Noninvasive prenatal testing — also known as cell-free DNA testing — looks at DNA in a baby’s placenta for conditions like Down syndrome and other chromosomal disorders.

The simple tests can be performed just nine weeks after pregnancy begins — and boast accuracy rates of 99%. But that number is misleading, experts say, because it does not take into account false positives.

An estimated 450,000 to 800,000 women have undergone these tests in the U.S., according to the Boston Globe.

By 2019, it’s expected to be a $3.6 billion industry worldwide.

Baby Hunter's case proves that prenatal tests for genetic disorders are unreliable.
Baby Hunter’s case proves that prenatal tests for genetic disorders are unreliable.

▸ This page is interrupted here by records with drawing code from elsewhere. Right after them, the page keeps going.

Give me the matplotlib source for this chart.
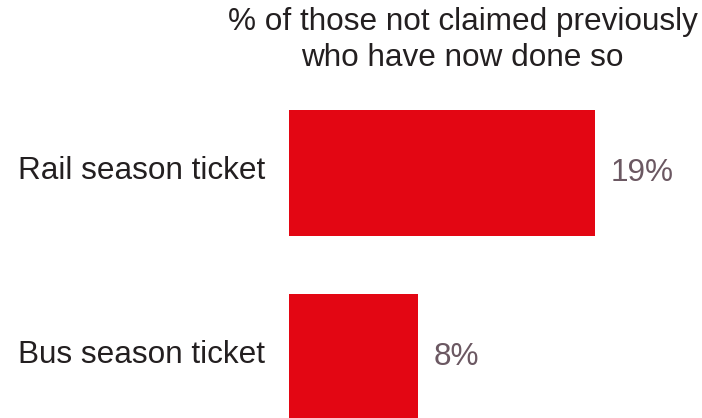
import matplotlib
matplotlib.use("Agg")
import matplotlib.pyplot as plt
from matplotlib.transforms import offset_copy

plt.rcParams['font.family'] = ['Liberation Sans', 'DejaVu Sans']

categories = ["Rail season ticket", "Bus season ticket"]
values = [19, 8]
title = "% of those not claimed previously\nwho have now done so"

bar_red = "#e30613"
text_dark = "#231f20"
value_grey = "#6b5862"

W, H = 702, 418
fig = plt.figure(figsize=(W / 100, H / 100), dpi=100)
ax = fig.add_axes([289 / W, 0, 402.5 / W, 1])

pos = list(range(len(categories)))
ax.barh(pos, values, height=0.685, color=bar_red)
ax.set_xlim(0, 25)
ax.set_ylim(1.332, -0.940)
ax.axis("off")

# category labels to the left of the bars
lab_tr = offset_copy(ax.get_yaxis_transform(), fig=fig, x=-24, y=2, units="dots")
for p, c in zip(pos, categories):
    ax.text(0, p, c, transform=lab_tr, ha="right", va="center",
            fontsize=22.7, color=text_dark)

# value labels after the bar ends
val_tr = offset_copy(ax.transData, fig=fig, x=16, y=0, units="dots")
for p, v in zip(pos, values):
    ax.text(v, p, f"{v}%", transform=val_tr, ha="left", va="center",
            fontsize=22.7, color=value_grey)

fig.text(462.5 / W, 1 - 40 / H, title, ha="center", va="center",
         fontsize=22.7, color=text_dark, linespacing=1.22)

fig.savefig("out.png", dpi=100, facecolor="white")
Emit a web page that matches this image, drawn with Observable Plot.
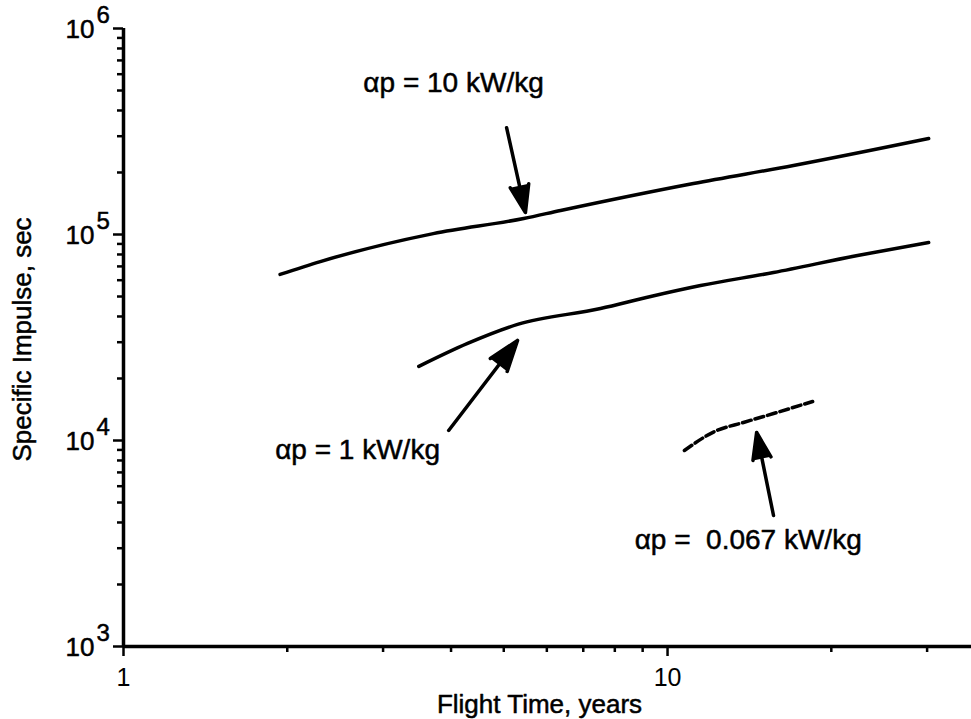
<!DOCTYPE html>
<html>
<head>
<meta charset="utf-8">
<script src="https://cdn.jsdelivr.net/npm/d3@7"></script>
<script src="https://cdn.jsdelivr.net/npm/@observablehq/plot@0.6"></script>
<style>
  html, body { margin: 0; padding: 0; background: #fff; }
</style>
</head>
<body>
<div id="chart"></div>
<script>
// Flight time (years) and specific impulse (sec)
const t10 = [1.94, 2.30, 3.71, 5.44, 6.36, 11.16, 17.04, 30.2];
const isp10 = [64000, 73900, 101000, 119600, 130800, 176900, 216300, 292400];

const t1 = [3.49, 4.29, 5.30, 7.53, 9.31, 11.50, 15.66, 22.35, 30.2];
const isp1 = [22900, 29600, 36600, 43700, 50000, 56500, 65400, 79100, 91400];

const t0067 = [10.74, 12.21, 13.79, 15.66, 18.48];
const isp0067 = [8940, 11060, 12230, 13520, 15460];

// Axis ticks
const xMajorTicks = [1, 10];
const xMinorTicks = [2, 3, 4, 5, 6, 7, 8, 9, 20, 30];
const yMajorTicks = [1e3, 1e4, 1e5, 1e6];
const yExponents = ["3", "4", "5", "6"];
const yMinorTicks = [2e3, 3e3, 4e3, 5e3, 6e3, 7e3, 8e3, 9e3,
                     2e4, 3e4, 4e4, 5e4, 6e4, 7e4, 8e4, 9e4,
                     2e5, 3e5, 4e5, 5e5, 6e5, 7e5, 8e5, 9e5];

// Annotations
const labelText = ["αp = 10 kW/kg", "αp = 1 kW/kg", "αp =  0.067 kW/kg"];
const labelX = [2.76, 1.90, 8.70];
const labelY = [541000, 8940, 3270];

const arrowX1 = [5.06, 3.96, 15.66];
const arrowY1 = [330000, 11190, 4325];
const arrowX2 = [5.48, 5.30, 14.58];
const arrowY2 = [127900, 30600, 10940];

const heavy = { fill: "black", stroke: "black", strokeWidth: 0.5 };

const chart = Plot.plot({
  width: 971,
  height: 719,
  marginLeft: 123,
  marginRight: 0,
  marginTop: 28,
  marginBottom: 73,
  style: { fontFamily: "Liberation Sans, Arial, sans-serif", fontSize: "22px", color: "black", background: "white" },
  x: { type: "log", domain: [1, 36.2], label: null },
  y: { type: "log", domain: [1e3, 1e6], label: null },
  marks: [
    // axes ticks
    Plot.axisY(yMinorTicks, { tickSize: 6, tickFormat: () => "", strokeWidth: 2.5 }),
    Plot.axisY(yMajorTicks, { tickSize: 10, tickFormat: () => "", strokeWidth: 2.5 }),
    Plot.axisX(xMinorTicks, { tickSize: 6, tickFormat: () => "", strokeWidth: 2.5 }),
    Plot.axisX(xMajorTicks, { tickSize: 10, tickPadding: 12, fontSize: 25, tickFormat: d => String(d), strokeWidth: 2.5 }),
    Plot.ruleX([1], { strokeWidth: 3.5 }),
    Plot.ruleY([1e3], { strokeWidth: 3.5 }),
    // y tick labels 10^n
    Plot.text(yMajorTicks, { frameAnchor: "left", y: d => d, text: () => "10", textAnchor: "end", dx: -29, dy: 1, fontSize: 26, ...heavy }),
    Plot.text(yMajorTicks, { frameAnchor: "left", y: d => d, text: (d, i) => yExponents[i], textAnchor: "start", dx: -27, dy: -13, fontSize: 24, ...heavy }),
    // axis titles
    Plot.text(["Specific Impulse, sec"], { frameAnchor: "left", dx: -101, dy: 2, rotate: -90, textAnchor: "middle", lineAnchor: "middle", fontSize: 26, ...heavy }),
    Plot.text(["Flight Time, years"], { frameAnchor: "bottom", dx: -8, dy: 58, textAnchor: "middle", lineAnchor: "middle", fontSize: 26, ...heavy }),
    // curves
    Plot.line(t10, { x: t10, y: isp10, strokeWidth: 3.5, curve: "monotone-x", stroke: "black" }),
    Plot.line(t1, { x: t1, y: isp1, strokeWidth: 3.5, curve: "monotone-x", stroke: "black" }),
    Plot.line(t0067, { x: t0067, y: isp0067, strokeWidth: 3.5, curve: "monotone-x", stroke: "black", strokeDasharray: "9,4" }),
    // arrows
    Plot.arrow(arrowX1, { x1: arrowX1, y1: arrowY1, x2: arrowX2, y2: arrowY2, strokeWidth: 3.5, headLength: 14, headAngle: 38, stroke: "black", fill: "black" }),
    // labels
    Plot.text(labelText, { x: labelX, y: labelY, text: labelText, textAnchor: "start", lineAnchor: "middle", fontSize: 28, ...heavy })
  ]
});

document.getElementById("chart").appendChild(chart);
</script>
</body>
</html>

But the results should be confirmed with another, more invasive test before women abort a pregnancy, experts say.

“Nobody should do anything based on the screening test,” cautioned Dr. Iffath Hoskins, a obstetrics and gynecology professor at NYU Langone Medical Center. She said aborting a fetus after one test is like getting a hysterectomy after one Pap test.

A recent study of 356 women by Natera, which makes the Panorama prenatal test, showed that 6.2% terminated their pregnancy based on noninvasive test results alone.

Illumina, which makes the Verifi test, told the Daily News that it “has always emphasized the need for confirmatory testing.”

One of the problems is that test results are often misread. Two Boston obstetricians recently sent cell samples from two nonpregnant women to five testing companies — and three out of the five companies said the women were carrying healthy baby girls.

Sometimes, the test can also produce a false negative — declaring a fetus illness-free, when in reality it has a genetic disorder.

False negatives, which fail to detect a genetic disorder in a fetus, are rare.
False negatives, which fail to detect a genetic disorder in a fetus, are rare.

Belinda Boydston, 43, of Chandler, Ariz., got pregnant through in-vitro fertilization and was due this January. Her ob-gyn saw some cysts on her baby’s brain and recommended that Boydston get the Harmony test by Ariosa Diagnostics. She could have opted for an amniocentesis later in her pregnancy, but it came with miscarriage risks.

The test came back negative for any disorders. But her son Hunter was born with trisomy 18 and died only four days after being born.

“I remember saying, ‘Well, the doctors must be wrong, because this is what the result said,’ ” Boydston recalled to the Daily News.

False negatives, though devastating, are rare, said Dr. Trilochan Sahoo, director of cytogenetics at California-based CombiMatrix, a lab that does invasive prenatal testing like amniocentesis.

Sahoo encourages all women to carefully interpret the results of any test, while Elizabeth Daley, a reporter with the New England Center for Investigative Reporting, said the tests have come a long way since earlier ones.

“You have to understand the limitations and you have to realize they’re screening tests and not diagnostic,” Daley added.